For the past 10,000 years we have been living in a remarkably stable climate where temperature hasn't changed by much more than a degree globally and sea level hasn't changed much more than a meter of so. The previous half a million years have been marked by quite sharp up and down changes, every few thousand years of a few degrees centigrade.

We've gone out of that into a climate plateau if you like. And we are living in a warm event that has lasted longer than any of the three previous ones. The climate is a delicately balanced machine and it would be best to try and leave it set as it is. All of our lives, our agriculture, our cities, our buildings are based on the world's geography staying as it is.

The oceanographer Wallace Broecker has worked on these problems his whole life. He has a number of pithy phrases. One goes something like is; 'The climate is an angry beast. Best not to provoke it'.

It has been an angry beast in the past and our actions may well provoke it again.

What we don't want is to make it change more quickly than it would do otherwise into something that would be much less comfortable for civilization.

So far, we are a very short-lived species, about 160,000 years. The typical species span is between one and five million years. So we've arrived very recently and it's really only in the last 10,000 years -- a blink of the eye geologically -- that we've developed and it's only in the last 200 that our effects have gone global.

CNN: In what ways will our layer of strata be distinctive?

JZ: I think we are leaving a record which is different in some ways. Climate change does have analogues in the past. We are also beginning to cause a reasonably sized extinction event. There are parallels with extinction episodes in the past -- such as at the end of the Cretaceous when the dinosaurs and other creatures died out.

What is distinctive about this one I think is that as well as creatures going extinct we are transporting all kinds of creatures around the Earth. This is unprecedented.

At the same time, we are using large parts of the terrestrial land surface, removing a whole variety of species and replacing them with a very few species that we grow for food.

We are also having an effect on the seas. We are basically removing the top of the food chain. Tuna and shark populations are crashing. We've removed the cod from Newfoundland and so on.

Once these species are removed others begin to take their place. Creatures like jellyfish, which we can't use, are moving in to take that ecological space. Add to that the effect of CO2 making the sea more acidic. Past global warming have been associated with ocean acidification events and also the spread of oxygen-starved dead zones.
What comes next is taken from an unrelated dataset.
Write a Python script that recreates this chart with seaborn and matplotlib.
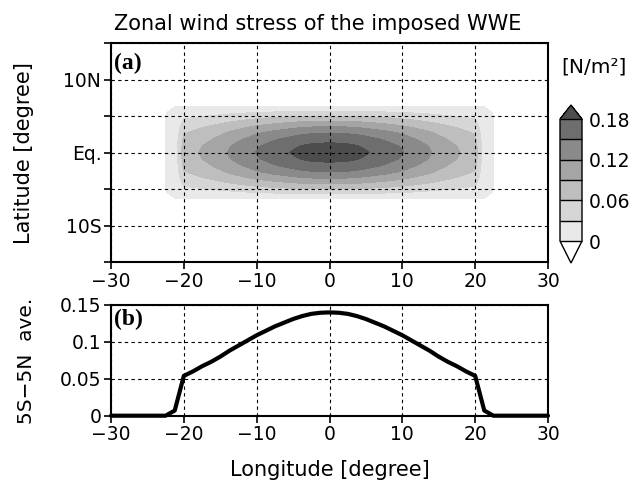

We are producing a mixture of all of these, which in some respects resemble these perturbations of the past. And in others like the merry-go-round of species around the Earth, we are producing something distinctive.

CNN: How would you assess the response to climate change so far?
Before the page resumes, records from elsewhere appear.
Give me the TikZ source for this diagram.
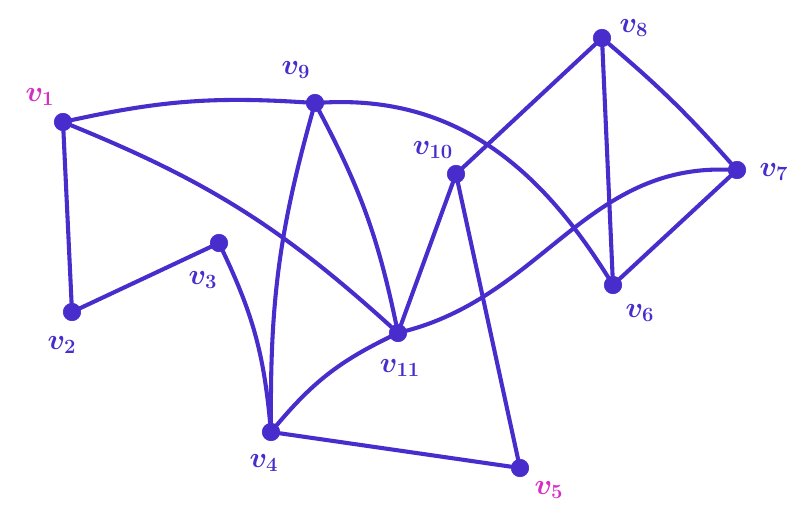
\documentclass[tikz,border=0pt]{standalone}
\usepackage{amsmath}
\usepackage{tikz}
\usetikzlibrary{calc, positioning}

\definecolor{penblue}{RGB}{72,44,204}
\definecolor{penpink}{RGB}{214,46,196}

\begin{document}
\begin{tikzpicture}[
    x=0.025cm, y=-0.025cm,
    vertex/.style={
        circle, fill=penblue, draw=penblue,
        minimum size=0.44cm, inner sep=0pt
    },
    lbl/.style={
        text=penblue, font=\huge\boldmath, inner sep=0pt
    },
    pinklbl/.style={lbl, text=penpink},
    edge/.style={draw=penblue, line width=2.9pt, line cap=round},
]
\useasboundingbox (0,0) rectangle (792,513);

% Nodes
\node (v1)  [vertex] at (63,122) {};
\node (v2)  [vertex] at (72,312) {};
\node (v3)  [vertex] at (219,243) {};
\node (v4)  [vertex] at (271,432) {};
\node (v5)  [vertex] at (520,468) {};
\node (v6)  [vertex] at (613,285) {};
\node (v7)  [vertex] at (737,170) {};
\node (v8)  [vertex] at (602,38) {};
\node (v9)  [vertex] at (315,103) {};
\node (v10) [vertex] at (456,174) {};
\node (v11) [vertex] at (398,333) {};

% Labels
\node (l1)  [pinklbl] at (40,97)   {$v_{1}$};
\node (l2)  [lbl]     at (62,345)  {$v_{2}$};
\node (l3)  [lbl]     at (203,280) {$v_{3}$};
\node (l4)  [lbl]     at (264,463) {$v_{4}$};
\node (l5)  [pinklbl] at (549,490) {$v_{5}$};
\node (l6)  [lbl]     at (640,313) {$v_{6}$};
\node (l7)  [lbl]     at (774,172) {$v_{7}$};
\node (l8)  [lbl]     at (634,28)  {$v_{8}$};
\node (l9)  [lbl]     at (296,70)  {$v_{9}$};
\node (l10) [lbl]     at (433,150) {$v_{10}$};
\node (l11) [lbl]     at (400,368) {$v_{11}$};

% Edges
\draw [edge] (v1) to[bend left=8] (v9);
\draw [edge] (v1) to[bend left=10] (v11);
\draw [edge] (v1) -- (v2);
\draw [edge] (v2) -- (v3);
\draw [edge] (v3) to[bend left=10] (v4);

\draw [edge] (v9) to[bend right=8] (v4);
\draw [edge] (v9) to[bend left=8] (v11);
\draw [edge] (v9) to[out=3, in=122] (v6);

\draw [edge] (v10) -- (v8);
\draw [edge] (v10) -- (v11);
\draw [edge] (v10) -- (v5);

\draw [edge] (v11) to[bend right=12] (v4);
\draw [edge] (v11) to[out=15, in=178] (v7);
\draw [edge] (v4) -- (v5);

\draw [edge] (v8) -- (v6);
\draw [edge] (v8) to[bend left=4] (v7);
\draw [edge] (v7) -- (v6);

\end{tikzpicture}
\end{document}
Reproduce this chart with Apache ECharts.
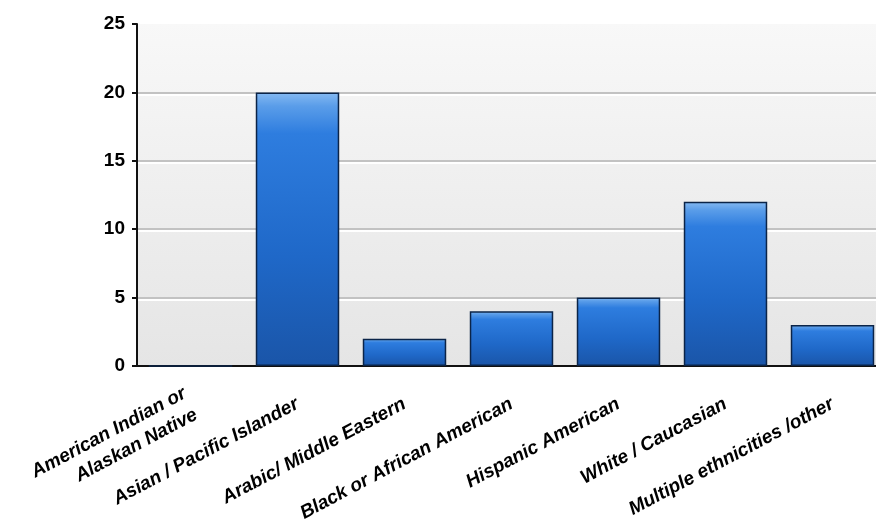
<!DOCTYPE html>
<html>
<head>
<meta charset="utf-8">
<script src="https://cdn.jsdelivr.net/npm/echarts@6/dist/echarts.min.js"></script>
<style>
html,body{margin:0;padding:0;background:#ffffff;}
#chart{width:876px;height:529px;}
</style>
</head>
<body>
<div id="chart"></div>
<script>
const categories = [
  "American Indian or\nAlaskan Native",
  "Asian / Pacific Islander",
  "Arabic/ Middle Eastern",
  "Black or African American",
  "Hispanic American",
  "White / Caucasian",
  "Multiple ethnicities /other"
];
const counts = [0, 20, 2, 4, 5, 12, 3];
const yTicks = [0, 5, 10, 15, 20, 25];

const chart = echarts.init(document.getElementById('chart'), null, {renderer: 'canvas'});
chart.setOption({
  animation: false,
  backgroundColor: '#ffffff',
  grid: {
    left: 137, width: 749, top: 24, bottom: 163,
    outerBoundsMode: 'none',
    containLabel: false,
    show: true,
    borderWidth: 0,
    backgroundColor: new echarts.graphic.LinearGradient(0, 0, 0, 1, [
      {offset: 0, color: '#f8f8f8'},
      {offset: 1, color: '#e5e5e5'}
    ])
  },
  xAxis: {
    type: 'category',
    data: categories,
    axisLine: {lineStyle: {color: '#111', width: 2}},
    axisTick: {alignWithLabel: true, length: 9, lineStyle: {color: '#333', width: 1}},
    axisLabel: {
      interval: 0,
      rotate: 28,
      margin: 37,
      color: '#000',
      fontFamily: 'Liberation Sans, Arial, sans-serif',
      fontWeight: 'bold',
      fontStyle: 'italic',
      fontSize: 19,
      lineHeight: 24
    },
    splitLine: {show: false}
  },
  yAxis: {
    type: 'value',
    min: yTicks[0],
    max: yTicks[yTicks.length - 1],
    interval: yTicks[1] - yTicks[0],
    axisLine: {show: true, lineStyle: {color: '#111', width: 2}},
    axisTick: {show: true, length: 5, lineStyle: {color: '#111', width: 2}},
    axisLabel: {
      margin: 12,
      color: '#000',
      fontFamily: 'Liberation Sans, Arial, sans-serif',
      fontWeight: 'bold',
      fontSize: 19
    },
    splitLine: {
      show: true,
      showMaxLine: false,
      lineStyle: {color: '#c2c2c2', width: 2, shadowColor: '#ffffff', shadowOffsetY: 2, shadowBlur: 0}
    }
  },
  series: [{
    type: 'bar',
    data: counts,
    barCategoryGap: '22%',
    itemStyle: {
      color: new echarts.graphic.LinearGradient(0, 0, 0, 1, [
        {offset: 0, color: '#86baf2'},
        {offset: 0.05, color: '#5a9de9'},
        {offset: 0.15, color: '#2e7ddf'},
        {offset: 0.6, color: '#1f68c8'},
        {offset: 1, color: '#1a55a8'}
      ]),
      borderColor: '#0b2448',
      borderWidth: 1.5
    }
  }]
});
</script>
</body>
</html>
JZ: Even in the course of a decade, it has gone from being a problem on the sidelines, to be recognized very broadly as something that should be taken very seriously. The next step is to prepare and carry out some action that is commensurate with the scale of the problem.
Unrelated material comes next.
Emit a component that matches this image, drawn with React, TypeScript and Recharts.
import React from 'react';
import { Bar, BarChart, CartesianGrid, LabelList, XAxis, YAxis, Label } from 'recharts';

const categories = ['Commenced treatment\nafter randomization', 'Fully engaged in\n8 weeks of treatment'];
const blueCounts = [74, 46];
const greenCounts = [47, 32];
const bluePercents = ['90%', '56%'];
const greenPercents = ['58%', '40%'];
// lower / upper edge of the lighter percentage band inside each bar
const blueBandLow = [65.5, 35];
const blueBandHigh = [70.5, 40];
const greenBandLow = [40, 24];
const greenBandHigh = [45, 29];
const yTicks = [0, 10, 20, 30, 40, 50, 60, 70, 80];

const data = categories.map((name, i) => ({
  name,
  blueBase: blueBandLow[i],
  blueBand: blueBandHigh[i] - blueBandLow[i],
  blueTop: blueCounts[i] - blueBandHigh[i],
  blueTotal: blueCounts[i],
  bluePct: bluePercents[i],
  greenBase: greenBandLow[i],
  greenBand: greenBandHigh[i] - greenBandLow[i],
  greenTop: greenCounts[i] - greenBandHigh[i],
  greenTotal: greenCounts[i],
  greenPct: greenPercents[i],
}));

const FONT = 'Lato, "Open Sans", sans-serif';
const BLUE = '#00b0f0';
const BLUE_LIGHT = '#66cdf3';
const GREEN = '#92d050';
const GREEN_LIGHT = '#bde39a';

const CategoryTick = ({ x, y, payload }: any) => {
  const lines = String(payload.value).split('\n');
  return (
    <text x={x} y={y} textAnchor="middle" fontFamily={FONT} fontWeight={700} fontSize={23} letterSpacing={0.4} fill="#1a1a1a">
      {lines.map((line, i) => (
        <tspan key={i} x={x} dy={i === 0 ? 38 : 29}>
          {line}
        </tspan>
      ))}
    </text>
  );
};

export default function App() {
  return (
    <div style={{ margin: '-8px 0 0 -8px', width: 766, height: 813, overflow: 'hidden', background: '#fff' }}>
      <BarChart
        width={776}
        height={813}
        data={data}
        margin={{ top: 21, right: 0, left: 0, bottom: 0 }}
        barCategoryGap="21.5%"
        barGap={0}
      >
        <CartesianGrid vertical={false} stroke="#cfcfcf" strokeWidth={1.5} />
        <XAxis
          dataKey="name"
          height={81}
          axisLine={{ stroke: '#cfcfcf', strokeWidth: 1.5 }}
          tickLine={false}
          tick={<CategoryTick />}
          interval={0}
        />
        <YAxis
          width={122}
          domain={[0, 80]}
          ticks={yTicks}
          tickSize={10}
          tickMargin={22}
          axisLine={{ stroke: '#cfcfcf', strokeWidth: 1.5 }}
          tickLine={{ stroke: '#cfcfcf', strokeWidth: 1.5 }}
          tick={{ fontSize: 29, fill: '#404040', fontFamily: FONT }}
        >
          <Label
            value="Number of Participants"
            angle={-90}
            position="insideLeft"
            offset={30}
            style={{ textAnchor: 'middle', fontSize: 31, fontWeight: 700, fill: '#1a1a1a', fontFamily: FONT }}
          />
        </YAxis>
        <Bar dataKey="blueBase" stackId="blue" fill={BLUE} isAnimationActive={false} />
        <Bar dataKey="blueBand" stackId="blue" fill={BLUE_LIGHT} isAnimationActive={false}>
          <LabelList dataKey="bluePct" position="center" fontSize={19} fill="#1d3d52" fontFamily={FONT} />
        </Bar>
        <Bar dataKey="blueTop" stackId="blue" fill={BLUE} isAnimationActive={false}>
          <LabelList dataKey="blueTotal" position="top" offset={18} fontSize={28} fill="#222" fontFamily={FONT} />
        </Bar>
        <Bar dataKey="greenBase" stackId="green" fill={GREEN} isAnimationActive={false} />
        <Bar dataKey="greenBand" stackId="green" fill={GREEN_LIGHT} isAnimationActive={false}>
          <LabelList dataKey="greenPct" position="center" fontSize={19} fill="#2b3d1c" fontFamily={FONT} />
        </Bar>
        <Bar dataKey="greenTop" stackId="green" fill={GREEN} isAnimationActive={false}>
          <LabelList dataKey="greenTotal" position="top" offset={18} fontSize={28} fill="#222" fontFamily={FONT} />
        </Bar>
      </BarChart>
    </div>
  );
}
We need to solve the major problems like energy. We need lots of energy but in the long run deriving our energy from carbon is highly dangerous. We need to put alternative forms of energy on stream very quickly.

We also need to feed ourselves sustainably. There are a lot of humans on this planet and we are already using almost all the arable land.

There are things we can do though. In developed countries and increasingly in developing countries there is strongly meat based diets and that uses a lot of energy. With a more vegetarian diet, you can feed more people using less space. I'm not suggesting everybody should do that but I think if one moves in that direction one could ease the path for future generations.

If you take any other species in this situation which finds a habitat and expands, the typical cycle is boom and bust. The thing to avoid at all costs is a bust -- it doesn't bear thinking about.

We are on this tightrope. We have to try and retain our humanity.

I say at the end of my book that if one was to look from the outside at some of the gulfs between the very rich and the very poor it would seem like science fiction.

It seems to me these imbalances themselves are driving practices that are not sustainable.

CNN: How does being a geologist affect your outlook on life?

JZ: One is always aware of the immensity and variety of the history of this planet. I guess what that does is sharpen up the sheer speed and drama of the changes that are taking place now. Geologically, they are remarkable and unprecedented. There is nothing that has hit the earth quite like we have hit it.

One then looks at normal everyday life -- trying to bring up kids, teach students at university and prepare them for life afterwards -- and yet one is always conscious that the world is changing very quickly. Current and future generations will have to try and steer the world into a state of sustainability.